La doléance de l’espagnol Settavex se situe, elle, à un autre niveau, avec un montage assez original. Ainsi Settavex, qui génère de l’électricité sur son site et pour sa propre production, propose de revendre l’excédent non utilisé à l’ONE (Office national de l’électricité), au prix de vente public pratiqué par ce dernier. Dans la foulée, il demande au gouvernement de pouvoir bénéficier de l’exonération totale de la TIC (taxe intérieure sur la consommation) grevant les combustibles utilisés pour la production de l’énergie électrique et d’importer en franchise de tous droits et taxes tous les produits chimiques servant de base pour le fonctionnement de sa centrale d’épuration.
Quant aux responsables de Fruit of The Loom, ils se sont contentés dans leur dossier de solliciter l’Etat marocain pour une subvention d’environ 240 MDH, pour un investissement de 700 MDH.
La question est de savoir jusqu’où le gouvernement pourra aller dans la satisfaction de ces doléances dont certaines ne manqueront pas de poser une véritable «colle» aux membres de la commission sachant qu’ils seront appelés, lors de la réunion du 7 septembre, à statuer de manière définitive sur les réponses à réserver aux requêtes des opérateurs.

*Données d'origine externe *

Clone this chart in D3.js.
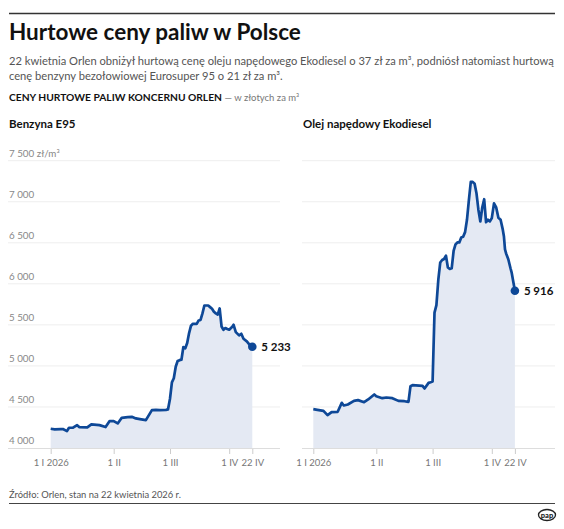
<!DOCTYPE html>
<html lang="pl">
<head>
<meta charset="utf-8">
<script src="https://cdn.jsdelivr.net/npm/d3@7"></script>
<style>
  body { margin: 0; background: #fff; }
  svg { display: block; font-family: Lato, "Noto Sans", sans-serif; }
</style>
</head>
<body>
<div id="container"></div>
<script>
/* DATA */
const benzynaDates = [
  "2026-01-01","2026-01-03","2026-01-06","2026-01-07","2026-01-09","2026-01-10","2026-01-12","2026-01-14",
  "2026-01-15","2026-01-19","2026-01-21","2026-01-25","2026-01-28","2026-01-30","2026-02-01","2026-02-03",
  "2026-02-05","2026-02-08","2026-02-10","2026-02-12","2026-02-14","2026-02-17","2026-02-20","2026-02-22",
  "2026-02-24","2026-02-27","2026-02-28","2026-03-01","2026-03-02","2026-03-03","2026-03-04","2026-03-05",
  "2026-03-06","2026-03-07","2026-03-08","2026-03-09","2026-03-10","2026-03-11","2026-03-12","2026-03-13",
  "2026-03-15","2026-03-16","2026-03-17","2026-03-18","2026-03-19","2026-03-21","2026-03-22","2026-03-23",
  "2026-03-24","2026-03-25","2026-03-26","2026-03-27","2026-03-28","2026-03-29","2026-03-30","2026-03-31",
  "2026-04-01","2026-04-04","2026-04-05","2026-04-07","2026-04-10","2026-04-12","2026-04-14","2026-04-17",
  "2026-04-20","2026-04-22"
];
const benzynaValues = [
  4235, 4227, 4231, 4231, 4206, 4247, 4247, 4279,
  4255, 4251, 4287, 4279, 4255, 4328, 4328, 4299,
  4368, 4376, 4380, 4360, 4352, 4340, 4461, 4465,
  4461, 4465, 4470, 4600, 4800, 4850, 4990, 5060,
  5070, 5076, 5230, 5215, 5280, 5400, 5490, 5513,
  5513, 5554, 5560, 5640, 5736, 5736, 5716, 5696,
  5660, 5640, 5625, 5700, 5480, 5440, 5461, 5450,
  5441, 5480, 5501, 5412, 5372, 5392, 5331, 5299,
  5250, 5233
];

const dieselDates = [
  "2026-01-01","2026-01-03","2026-01-06","2026-01-08","2026-01-10","2026-01-13","2026-01-15","2026-01-16",
  "2026-01-18","2026-01-21","2026-01-23","2026-01-26","2026-01-28","2026-01-31","2026-02-01","2026-02-04",
  "2026-02-06","2026-02-09","2026-02-12","2026-02-15","2026-02-17","2026-02-18","2026-02-19","2026-02-24",
  "2026-02-25","2026-02-27","2026-02-28","2026-03-01","2026-03-02","2026-03-03","2026-03-04","2026-03-05",
  "2026-03-06","2026-03-07","2026-03-08","2026-03-09","2026-03-10","2026-03-11","2026-03-12","2026-03-13",
  "2026-03-14","2026-03-15","2026-03-16","2026-03-17","2026-03-18","2026-03-19","2026-03-20","2026-03-21",
  "2026-03-22","2026-03-23","2026-03-24","2026-03-25","2026-03-26","2026-03-27","2026-03-28","2026-03-29",
  "2026-03-30","2026-03-31","2026-04-01","2026-04-03","2026-04-05","2026-04-07","2026-04-09","2026-04-11",
  "2026-04-12","2026-04-13","2026-04-14","2026-04-16","2026-04-18","2026-04-19","2026-04-22"
];
const dieselValues = [
  4473, 4465, 4453, 4401, 4437, 4441, 4550, 4518,
  4530, 4574, 4583, 4558, 4591, 4652, 4631, 4607,
  4615, 4607, 4574, 4570, 4562, 4753, 4765, 4757,
  4725, 4793, 4801, 4810, 5650, 5740, 6050, 6260,
  6290, 6303, 6343, 6200, 6181, 6189, 6400, 6480,
  6504, 6504, 6565, 6573, 6630, 6780, 7020, 7241,
  7241, 7220, 7100, 6900, 6760, 6930, 7031, 6750,
  6780, 6760, 6800, 6980, 6930, 6805, 6780, 6660,
  6580, 6420, 6370, 6300, 6190, 6140, 5916
];

const yTicks = [4000, 4500, 5000, 5500, 6000, 6500, 7000, 7500];
const xTickDates = ["2026-01-01", "2026-02-01", "2026-03-01", "2026-04-01", "2026-04-22"];
const xTickLabels = ["1 I 2026", "1 II", "1 III", "1 IV", "22 IV"];

/* CONSTANTS AND GLOBALS */
const width = 564,
  height = 529,
  yTop = 160.7,      /* 7 500 gridline */
  yBase = 448,       /* 4 000 baseline */
  tickOffsets = [0, 63, 119.3, 178.5, 201.6], /* month ticks are not evenly spaced in the original */
  lineColor = "#0e4897",
  areaColor = "#e4e9f3";

const parse = d3.timeParse("%Y-%m-%d");
const pl = d3.formatLocale({ decimal: ",", thousands: "\u00a0", grouping: [3], currency: ["", " zł"] });
const fmt = pl.format(",");

/* shrink/grow a text's font size so it spans a given width */
function fitWidth(sel, target) {
  const w = sel.node().getComputedTextLength();
  const fs = parseFloat(sel.style("font-size"));
  sel.style("font-size", (fs * target / w) + "px");
  return fs * target / w;
}

const svg = d3.select("#container")
  .append("svg")
  .attr("width", width)
  .attr("height", height);

/* HEADER */
svg.append("line")
  .attr("x1", 9).attr("x2", 555).attr("y1", 13.5).attr("y2", 13.5)
  .attr("stroke", "#333").attr("stroke-width", 1.6);

const title = svg.append("text")
  .attr("x", 9).attr("y", 40)
  .style("font-size", "24px").style("font-weight", 700).style("fill", "#111")
  .text("Hurtowe ceny paliw w Polsce");
fitWidth(title, 292);

const subtitle = [
  "22 kwietnia Orlen obniżył hurtową cenę oleju napędowego Ekodiesel o 37 zł za m³, podniósł natomiast hurtową",
  "cenę benzyny bezołowiowej Eurosuper 95 o 21 zł za m³."
];
const subs = svg.selectAll(".sub")
  .data(subtitle)
  .join("text")
  .attr("class", "sub")
  .attr("x", 9)
  .attr("y", (d, i) => 64.5 + i * 15)
  .style("font-size", "12.5px").style("fill", "#555")
  .text(d => d);
const subSize = fitWidth(subs.filter((d, i) => i === 0), 545);
subs.style("font-size", subSize + "px");

const hed = svg.append("text").attr("x", 9).attr("y", 101);
const hedBold = hed.append("tspan")
  .style("font-size", "11.5px").style("font-weight", 700).style("fill", "#111")
  .text("CENY HURTOWE PALIW KONCERNU ORLEN");
fitWidth(hedBold, 213);
hed.append("tspan")
  .style("font-size", "9.5px").style("fill", "#777")
  .text(" — w złotych za m³");

/* PANELS */
const panels = [
  { title: "Benzyna E95", titleX: 9, gridX0: 8, gridX1: 280, xStart: 50.7,
    dates: benzynaDates, values: benzynaValues, yLabels: true },
  { title: "Olej napędowy Ekodiesel", titleX: 303, gridX0: 302, gridX1: 555, xStart: 313.3,
    dates: dieselDates, values: dieselValues, yLabels: false }
];

const yScale = d3.scaleLinear()
  .domain([4000, 7500])
  .range([yBase, yTop]);

panels.forEach(p => {
  const g = svg.append("g");

  const xScale = d3.scaleTime()
    .domain(xTickDates.map(parse))
    .range(tickOffsets.map(o => p.xStart + o));

  const data = p.dates.map((d, i) => ({ date: parse(d), value: p.values[i] }));

  g.append("text")
    .attr("x", p.titleX).attr("y", 128)
    .style("font-size", "11.5px").style("font-weight", 700).style("fill", "#111")
    .text(p.title);

  /* gridlines */
  g.selectAll(".grid")
    .data(yTicks.slice(1))
    .join("line")
    .attr("class", "grid")
    .attr("x1", p.gridX0).attr("x2", p.gridX1)
    .attr("y1", d => yScale(d)).attr("y2", d => yScale(d))
    .attr("stroke", "#eeeeee").attr("stroke-width", 1);

  if (p.yLabels) {
    g.selectAll(".ylab")
      .data(yTicks)
      .join("text")
      .attr("class", "ylab")
      .attr("x", 9)
      .attr("y", d => yScale(d) - 4)
      .style("font-size", "9.8px").style("fill", "#888")
      .text((d, i) => i === yTicks.length - 1 ? fmt(d) + " zł/m³" : fmt(d));
  }

  /* area + line */
  g.append("path")
    .datum(data)
    .attr("fill", areaColor)
    .attr("d", d3.area().x(d => xScale(d.date)).y0(yBase).y1(d => yScale(d.value)));

  /* x axis */
  const xAxis = d3.axisBottom(xScale)
    .tickValues(xTickDates.map(parse))
    .tickFormat((d, i) => xTickLabels[i])
    .tickSize(6)
    .tickPadding(5);

  const ax = g.append("g")
    .attr("transform", `translate(0, ${yBase})`)
    .call(xAxis);
  ax.select(".domain").remove();
  ax.selectAll(".tick line").attr("stroke", "#cccccc");
  ax.selectAll(".tick text")
    .style("font-family", "Lato, 'Noto Sans', sans-serif")
    .style("font-size", "9.5px").style("fill", "#777");

  g.append("line")
    .attr("x1", p.gridX0).attr("x2", p.gridX1)
    .attr("y1", yBase + 0.5).attr("y2", yBase + 0.5)
    .attr("stroke", "#dddddd");

  g.append("path")
    .datum(data)
    .attr("fill", "none")
    .attr("stroke", lineColor)
    .attr("stroke-width", 2.7)
    .attr("stroke-linejoin", "round")
    .attr("d", d3.line().x(d => xScale(d.date)).y(d => yScale(d.value)));

  const last = data[data.length - 1];
  g.append("circle")
    .attr("cx", xScale(last.date)).attr("cy", yScale(last.value))
    .attr("r", 4.3).attr("fill", lineColor);

  g.append("text")
    .attr("x", xScale(last.date) + 9).attr("y", yScale(last.value) + 4)
    .style("font-size", "11.5px").style("font-weight", 700).style("fill", "#111")
    .text(fmt(last.value));
});

/* FOOTER */
const source = svg.append("text")
  .attr("x", 9).attr("y", 498)
  .style("font-size", "10px").style("fill", "#555")
  .text("Źródło: Orlen, stan na 22 kwietnia 2026 r.");
fitWidth(source, 172);

svg.append("line")
  .attr("x1", 9).attr("x2", 555).attr("y1", 503.5).attr("y2", 503.5)
  .attr("stroke", "#444").attr("stroke-width", 1.2);

svg.append("ellipse")
  .attr("cx", 547).attr("cy", 515).attr("rx", 8.5).attr("ry", 5.5)
  .attr("fill", "#fff").attr("stroke", "#222").attr("stroke-width", 1.3);
svg.append("text")
  .attr("x", 547).attr("y", 517.5)
  .attr("text-anchor", "middle")
  .style("font-size", "7.5px").style("font-weight", 900).style("fill", "#222")
  .text("pap");
</script>
</body>
</html>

Le gouvernement prêt à faire des concessions
Selon des sources gouvernementales, le Premier ministre avait émis, lors d’une précédente réunion de la commission, l’idée de confectionner des packages complets qui seront dorénavant proposés aux gros investisseurs. Ces packages types se présenteraient sous forme d’un ensemble de mesures incitatives concernant, entre autres, le foncier, le financement, la fiscalité locale, les coûts des facteurs de production… L’idée des packages qui, dit-on, tient beaucoup à cœur à Driss Jettou, est certes originale mais reste difficilement réalisable car elle suppose de revoir un certain nombre de dispositions réglementaires, ce qui n’est pas toujours facile à réaliser. Il n’empêche que «l’essentiel, pour le Maroc, est de pouvoir capter ces investisseurs, même si cela doit passer par des modifications de la législation et des textes réglementaires en vigueur», commente un haut responsable gouvernemental. Bien entendu, des concessions, le gouvernement se dit prêt à en accorder sans, toutefois, dépasser certaines limites. On en a eu l’illustration avec le dossier de la Samir qui s’est vu refuser certaines requêtes dont principalement celles qui induisaient des hausses de prix à la pompe.
Décidément, entre le besoin du pays en projets créateurs de richesses et d’emplois, les contraintes socio-économiques et le souci des équilibres budgétaires de l’Etat, l’équation reste des plus difficiles à résoudre, surtout si l’on sait que 2005 sera une année cruciale pour l’économie du pays
Les investisseurs sollicitent l’Etat marocain et certains autres organismes pour des concessions de taille. Pour un haut responsable gouvernemental, «l’essentiel, pour
le Maroc, est de pouvoir capter ces investisseurs, même si cela doit passer par des modifications de la législation et des textes réglementaires en vigueur».
Parmi les dossiers sur lesquels planchera la Commission des investissements le 7 septembre, quatre concernent le secteur textile, deux le secteur cimentier et un les hydrocarbures.